Hot tax code insight of the week!FN1 Section 409A of the Internal Revenue Code requires that companies issue stock options at a strike price that reasonable approximates FMV.FN2 This has one of two practical consequences:
i) start-ups issue restricted stock instead (or an analogous exemption (any property (such as stock appreciation rights) subject to Section 83 is okay)), thereby bypassing 409A; or
ii) start-ups go through the (somewhat expensive) process of establishing a FMV (in compliance with 409A) prior to issuing in stock options.FN3
Here's the background: under the previous regulatory framework (governing things during the early '00s), stock options could be issued fast and loose, often according to some vague formula (like 1/10 of the value of the last financing's share price). This allowed rich guys to defer huge portions of their rich guy salaries into the future.

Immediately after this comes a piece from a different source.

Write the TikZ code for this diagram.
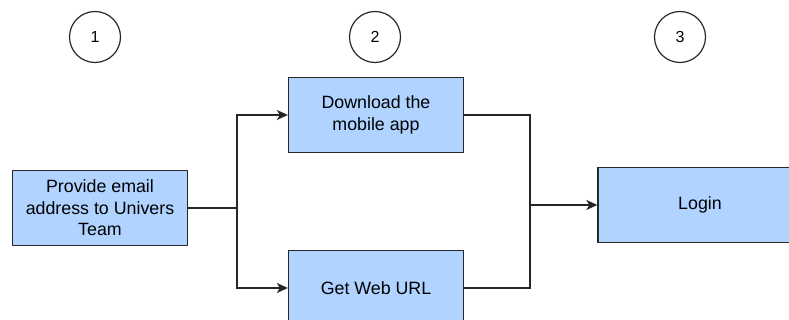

So the IRS enacted 409A, which governs all deferred compensation plans and agreements entered into, or vesting after, January 1, 2005, and requires that i) stock options are issued at FMV and ii) the FMV must be determined using “reasonable application of a reasonable valuation method.” The IRS has provided guidance that the determination of reasonableness (an inherently circumstantial standard) will presumptively be satisfied by either of the two following approaches:
1) Independent Appraisal. An independent valuation by qualified experts using standard methods recognized under the IRS Code.
2) Illiquid Start-up Appraisal. Certain private companies (in existence less than 10 years and not anticipating an IPO in the next 6 months nor a merger in next 90 days (among other things)) can rely on valuation by a person (including an employee) with significant knowledge or training in performing such valuations. (Go here for a detailed discussion of the requirements).
The presumption of reasonableness is rebuttable only upon evidence that the method or the application of such method was "grossly unreasonable" (there's no official guidance on what this means).
Such valuations last for 12 months absent any intervening events that would materially and reasonable affect FMV. Failure to comply has a number of consequences, the most salient being that employees will be subject to taxation at each vesting milestone plus a 20 percent penalty, and potential interest.
Most companies engage in precisely the kind of appraisal required by 409A at each financing event but if such financing was more than a year in the past and the company is short on cash it is probably better off issuing restricted stock rather than stock options as incentive equity.
FN1. A character in David Foster Wallace's novel Pale King (set in an IRS office in the Midwest) describes tax compliance as "boredom beyond any boredom he’d ever felt."
FN2. More generally, 409A applies to any legally binding right to deferred compensation (any agreement, plan or arrangement that provides for a deferral of compensation, even if such compensation is subject to restrictions (such as vesting)).
FN3. The cost for valuation appraisal varies, but will probably come in between $5k and $25K.